(Supplied material)
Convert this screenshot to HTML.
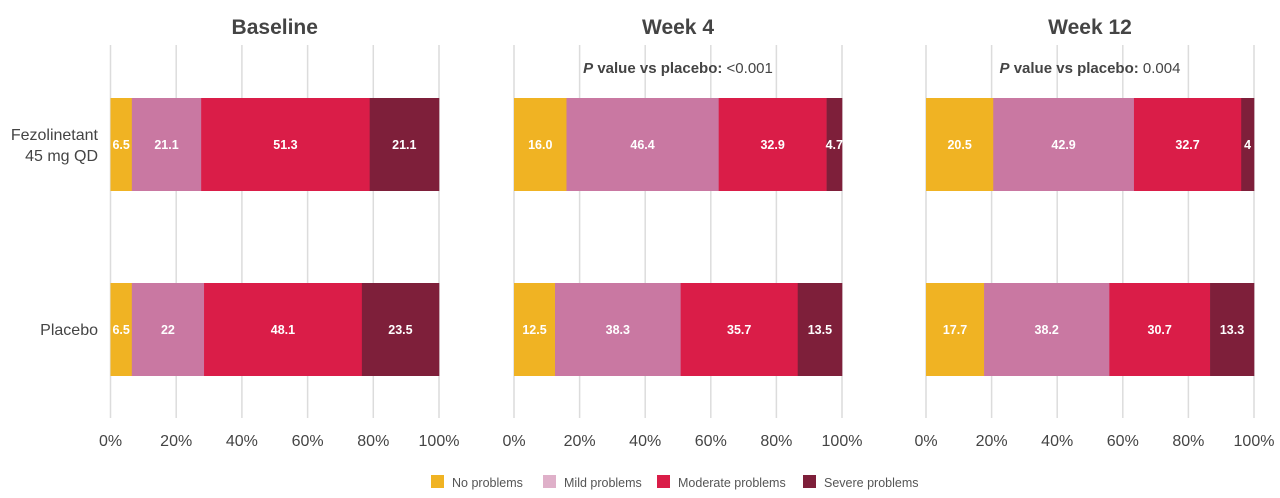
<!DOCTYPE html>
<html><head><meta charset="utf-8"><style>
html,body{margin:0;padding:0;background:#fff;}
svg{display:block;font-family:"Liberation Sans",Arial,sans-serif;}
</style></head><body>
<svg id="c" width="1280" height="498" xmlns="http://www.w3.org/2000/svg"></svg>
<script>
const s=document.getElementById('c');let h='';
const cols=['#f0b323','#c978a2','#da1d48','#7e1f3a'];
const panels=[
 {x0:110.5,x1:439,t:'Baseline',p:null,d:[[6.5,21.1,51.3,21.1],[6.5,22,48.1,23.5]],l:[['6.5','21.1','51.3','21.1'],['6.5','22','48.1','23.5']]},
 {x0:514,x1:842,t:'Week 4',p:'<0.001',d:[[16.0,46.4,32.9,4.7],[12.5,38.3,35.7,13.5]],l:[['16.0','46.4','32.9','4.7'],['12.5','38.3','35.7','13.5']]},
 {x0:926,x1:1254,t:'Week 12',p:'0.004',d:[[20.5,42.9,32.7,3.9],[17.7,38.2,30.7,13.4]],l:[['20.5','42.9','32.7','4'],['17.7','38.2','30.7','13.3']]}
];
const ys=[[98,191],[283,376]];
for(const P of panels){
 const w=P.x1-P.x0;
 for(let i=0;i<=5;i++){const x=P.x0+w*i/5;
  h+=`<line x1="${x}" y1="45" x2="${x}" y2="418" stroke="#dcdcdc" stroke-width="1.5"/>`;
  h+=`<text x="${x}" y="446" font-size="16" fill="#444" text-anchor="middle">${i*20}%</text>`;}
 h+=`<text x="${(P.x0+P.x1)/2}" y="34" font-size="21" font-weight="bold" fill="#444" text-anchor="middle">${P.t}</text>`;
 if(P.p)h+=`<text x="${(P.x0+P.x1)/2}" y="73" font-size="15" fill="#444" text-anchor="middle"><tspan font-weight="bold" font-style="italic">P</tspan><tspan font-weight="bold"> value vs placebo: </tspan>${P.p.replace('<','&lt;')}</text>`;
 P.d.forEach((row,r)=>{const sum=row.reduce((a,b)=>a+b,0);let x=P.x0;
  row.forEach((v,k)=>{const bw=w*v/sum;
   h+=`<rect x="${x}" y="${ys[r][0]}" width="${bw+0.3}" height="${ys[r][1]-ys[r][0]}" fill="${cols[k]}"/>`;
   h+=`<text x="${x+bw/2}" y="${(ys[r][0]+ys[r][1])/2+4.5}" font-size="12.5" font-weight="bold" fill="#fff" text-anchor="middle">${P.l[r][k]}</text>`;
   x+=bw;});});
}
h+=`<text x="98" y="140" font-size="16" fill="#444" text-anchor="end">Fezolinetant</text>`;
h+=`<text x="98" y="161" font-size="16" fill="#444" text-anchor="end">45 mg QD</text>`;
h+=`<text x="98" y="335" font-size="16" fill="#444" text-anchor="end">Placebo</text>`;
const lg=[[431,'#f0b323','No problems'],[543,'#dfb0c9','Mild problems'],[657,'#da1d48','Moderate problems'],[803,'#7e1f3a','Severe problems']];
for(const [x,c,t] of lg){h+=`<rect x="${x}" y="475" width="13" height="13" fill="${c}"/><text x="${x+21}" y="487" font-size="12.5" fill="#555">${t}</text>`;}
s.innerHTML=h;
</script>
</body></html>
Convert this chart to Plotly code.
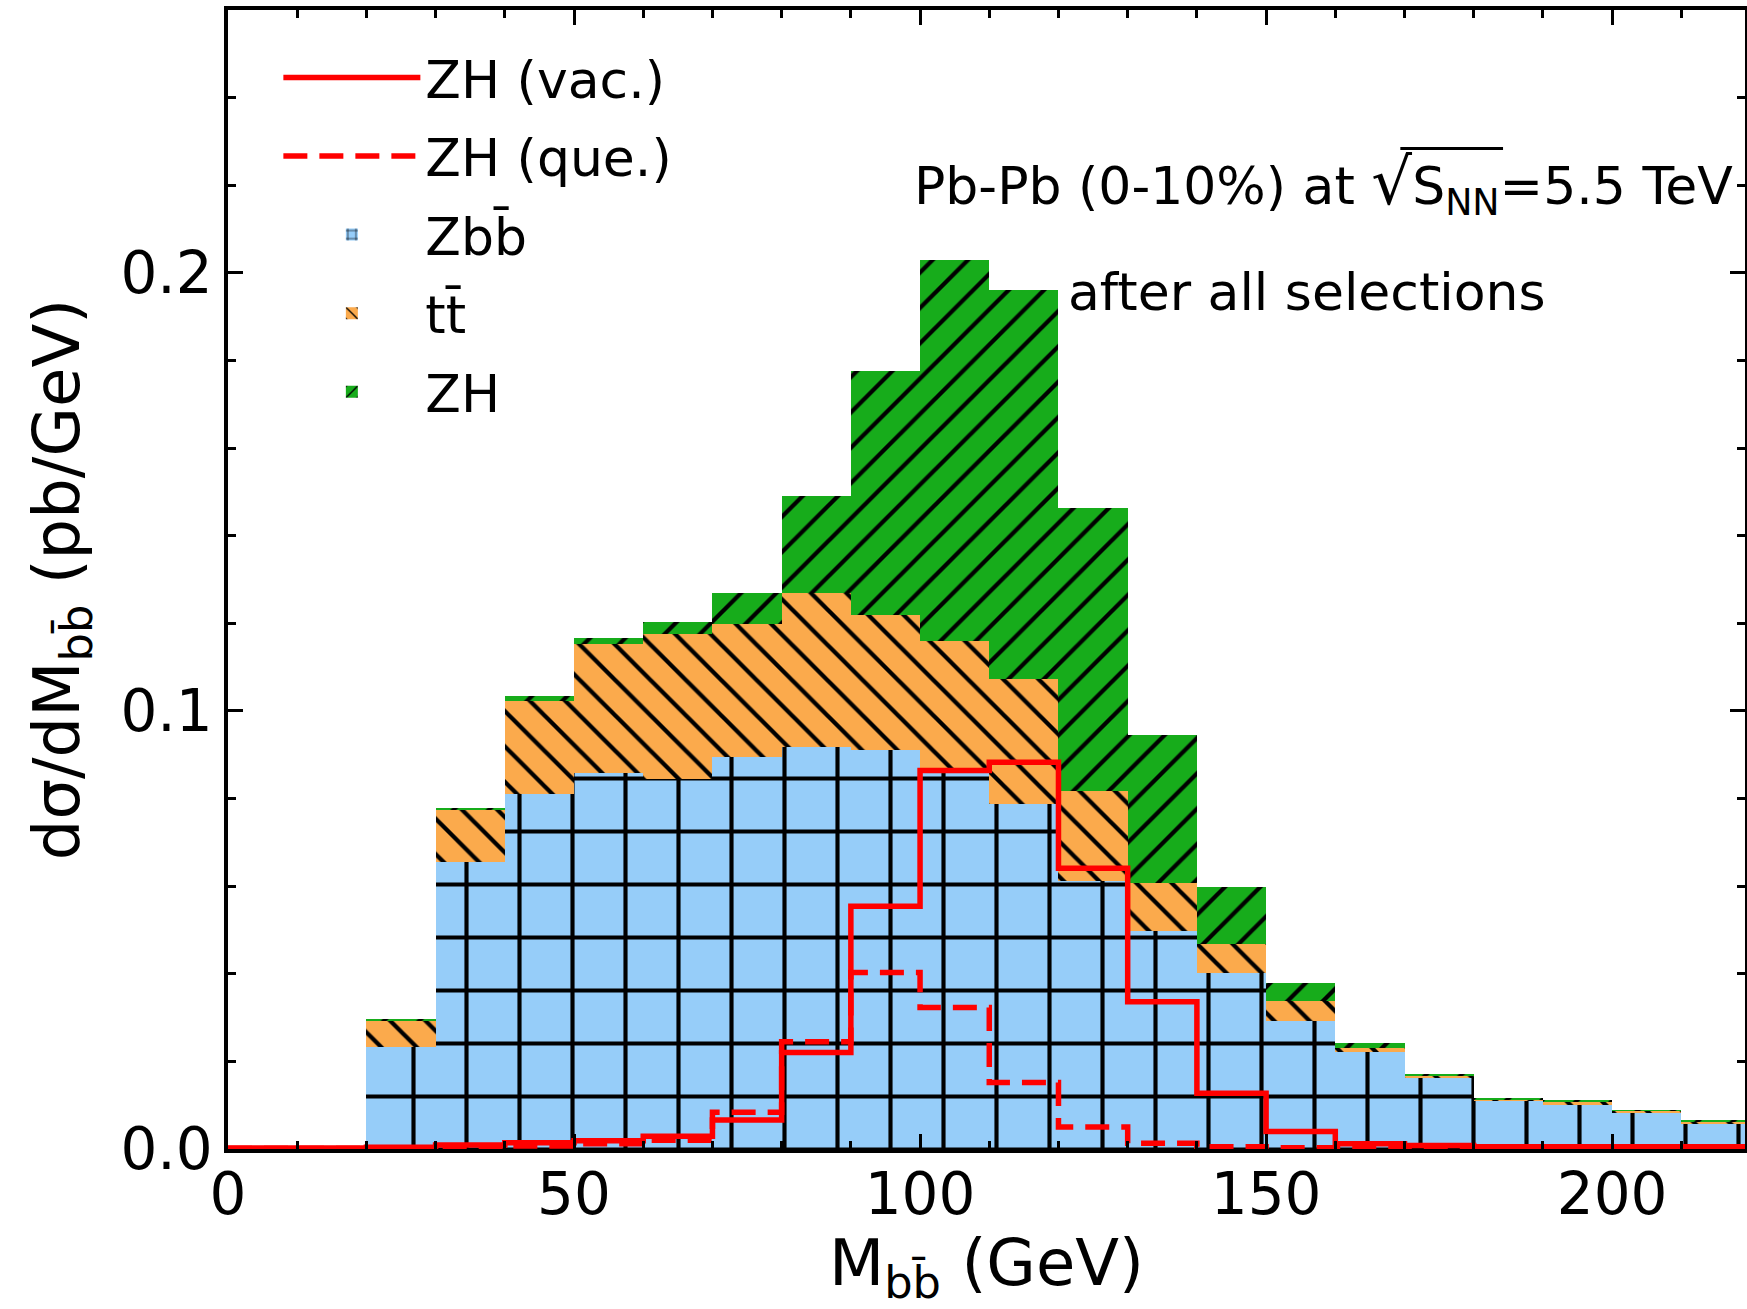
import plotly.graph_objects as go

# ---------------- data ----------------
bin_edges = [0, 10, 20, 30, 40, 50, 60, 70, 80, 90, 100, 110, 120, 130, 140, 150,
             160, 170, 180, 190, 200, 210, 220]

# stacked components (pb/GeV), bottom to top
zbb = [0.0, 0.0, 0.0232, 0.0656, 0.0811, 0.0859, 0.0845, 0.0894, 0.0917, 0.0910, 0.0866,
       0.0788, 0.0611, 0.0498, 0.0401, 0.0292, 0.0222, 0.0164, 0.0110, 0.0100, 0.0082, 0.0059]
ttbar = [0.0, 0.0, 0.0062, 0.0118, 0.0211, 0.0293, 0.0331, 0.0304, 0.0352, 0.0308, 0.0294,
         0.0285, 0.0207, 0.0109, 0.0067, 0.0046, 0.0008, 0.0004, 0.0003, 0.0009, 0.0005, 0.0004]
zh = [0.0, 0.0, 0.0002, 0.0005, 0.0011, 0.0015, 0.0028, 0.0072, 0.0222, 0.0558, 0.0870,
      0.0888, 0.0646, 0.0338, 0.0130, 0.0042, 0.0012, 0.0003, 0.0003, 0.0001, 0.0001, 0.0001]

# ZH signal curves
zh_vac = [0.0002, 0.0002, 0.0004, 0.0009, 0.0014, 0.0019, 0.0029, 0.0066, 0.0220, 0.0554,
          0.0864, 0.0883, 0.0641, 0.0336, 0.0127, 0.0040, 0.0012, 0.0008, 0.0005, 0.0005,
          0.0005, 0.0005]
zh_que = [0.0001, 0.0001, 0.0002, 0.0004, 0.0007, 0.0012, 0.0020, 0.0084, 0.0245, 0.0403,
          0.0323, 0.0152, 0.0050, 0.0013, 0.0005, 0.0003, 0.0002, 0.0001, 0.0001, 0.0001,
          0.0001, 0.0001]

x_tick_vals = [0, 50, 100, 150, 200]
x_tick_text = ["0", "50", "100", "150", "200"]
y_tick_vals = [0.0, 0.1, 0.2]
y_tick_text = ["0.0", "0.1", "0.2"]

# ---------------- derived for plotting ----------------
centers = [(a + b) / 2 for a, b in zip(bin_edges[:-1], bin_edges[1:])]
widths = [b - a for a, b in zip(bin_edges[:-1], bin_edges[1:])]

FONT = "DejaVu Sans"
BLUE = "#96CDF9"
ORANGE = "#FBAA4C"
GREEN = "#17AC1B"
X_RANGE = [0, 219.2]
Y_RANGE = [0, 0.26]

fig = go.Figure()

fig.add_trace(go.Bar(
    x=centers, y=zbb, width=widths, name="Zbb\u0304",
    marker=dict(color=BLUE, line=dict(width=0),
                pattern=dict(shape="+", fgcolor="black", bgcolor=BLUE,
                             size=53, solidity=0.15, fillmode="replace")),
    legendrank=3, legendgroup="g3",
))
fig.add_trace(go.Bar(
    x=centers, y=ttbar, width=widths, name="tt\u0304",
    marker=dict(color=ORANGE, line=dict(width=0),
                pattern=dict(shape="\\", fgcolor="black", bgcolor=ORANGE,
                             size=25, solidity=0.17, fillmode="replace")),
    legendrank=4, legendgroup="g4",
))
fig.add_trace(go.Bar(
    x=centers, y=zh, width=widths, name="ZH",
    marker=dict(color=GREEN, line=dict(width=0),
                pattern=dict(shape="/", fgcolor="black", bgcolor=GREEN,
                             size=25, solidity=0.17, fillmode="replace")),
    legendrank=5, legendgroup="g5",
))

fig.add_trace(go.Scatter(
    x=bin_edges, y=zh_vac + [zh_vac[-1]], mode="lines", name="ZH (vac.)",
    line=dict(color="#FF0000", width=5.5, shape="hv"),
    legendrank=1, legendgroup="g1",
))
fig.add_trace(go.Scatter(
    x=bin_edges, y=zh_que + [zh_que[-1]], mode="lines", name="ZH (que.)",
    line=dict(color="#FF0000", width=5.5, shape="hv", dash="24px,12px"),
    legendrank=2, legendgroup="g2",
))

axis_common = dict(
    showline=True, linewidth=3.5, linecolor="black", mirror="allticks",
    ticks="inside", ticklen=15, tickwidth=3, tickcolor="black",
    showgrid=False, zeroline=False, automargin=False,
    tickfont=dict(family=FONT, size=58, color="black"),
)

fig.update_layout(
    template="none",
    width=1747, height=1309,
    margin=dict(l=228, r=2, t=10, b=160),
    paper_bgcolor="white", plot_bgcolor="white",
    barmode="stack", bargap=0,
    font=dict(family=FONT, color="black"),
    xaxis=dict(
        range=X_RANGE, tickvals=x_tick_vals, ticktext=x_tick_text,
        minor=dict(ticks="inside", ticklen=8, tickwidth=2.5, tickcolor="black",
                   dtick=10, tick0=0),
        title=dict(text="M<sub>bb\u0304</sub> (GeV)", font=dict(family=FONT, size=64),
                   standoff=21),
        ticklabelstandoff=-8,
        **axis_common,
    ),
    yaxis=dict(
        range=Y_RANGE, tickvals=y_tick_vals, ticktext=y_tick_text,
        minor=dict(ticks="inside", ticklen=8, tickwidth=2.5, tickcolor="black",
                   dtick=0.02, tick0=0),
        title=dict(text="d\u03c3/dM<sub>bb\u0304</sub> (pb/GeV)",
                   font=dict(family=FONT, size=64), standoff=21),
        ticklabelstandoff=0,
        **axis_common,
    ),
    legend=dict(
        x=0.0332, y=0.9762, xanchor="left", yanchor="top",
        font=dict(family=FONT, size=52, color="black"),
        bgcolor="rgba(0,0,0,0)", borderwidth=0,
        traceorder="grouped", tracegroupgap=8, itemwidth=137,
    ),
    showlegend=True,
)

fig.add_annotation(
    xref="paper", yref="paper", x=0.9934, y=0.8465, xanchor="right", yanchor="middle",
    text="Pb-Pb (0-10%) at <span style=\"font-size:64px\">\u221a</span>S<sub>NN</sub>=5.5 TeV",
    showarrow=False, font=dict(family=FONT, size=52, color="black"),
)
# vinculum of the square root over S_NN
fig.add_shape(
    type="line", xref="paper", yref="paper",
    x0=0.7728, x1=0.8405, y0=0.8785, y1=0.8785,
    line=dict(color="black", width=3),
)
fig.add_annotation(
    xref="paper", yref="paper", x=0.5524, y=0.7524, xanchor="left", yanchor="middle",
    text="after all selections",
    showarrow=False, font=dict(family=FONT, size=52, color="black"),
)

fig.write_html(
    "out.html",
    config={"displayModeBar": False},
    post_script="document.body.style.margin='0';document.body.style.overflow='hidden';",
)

(Requirements)
Copy, exactly as they stand, the lines from the one that holds "Convert this chart to Plotly code." to the one that holds "160, 170, 180, 190, 200, 210, 220]", both included, and drop every picture.

(Written response)
Convert this chart to Plotly code.
import plotly.graph_objects as go

# ---------------- data ----------------
bin_edges = [0, 10, 20, 30, 40, 50, 60, 70, 80, 90, 100, 110, 120, 130, 140, 150,
             160, 170, 180, 190, 200, 210, 220]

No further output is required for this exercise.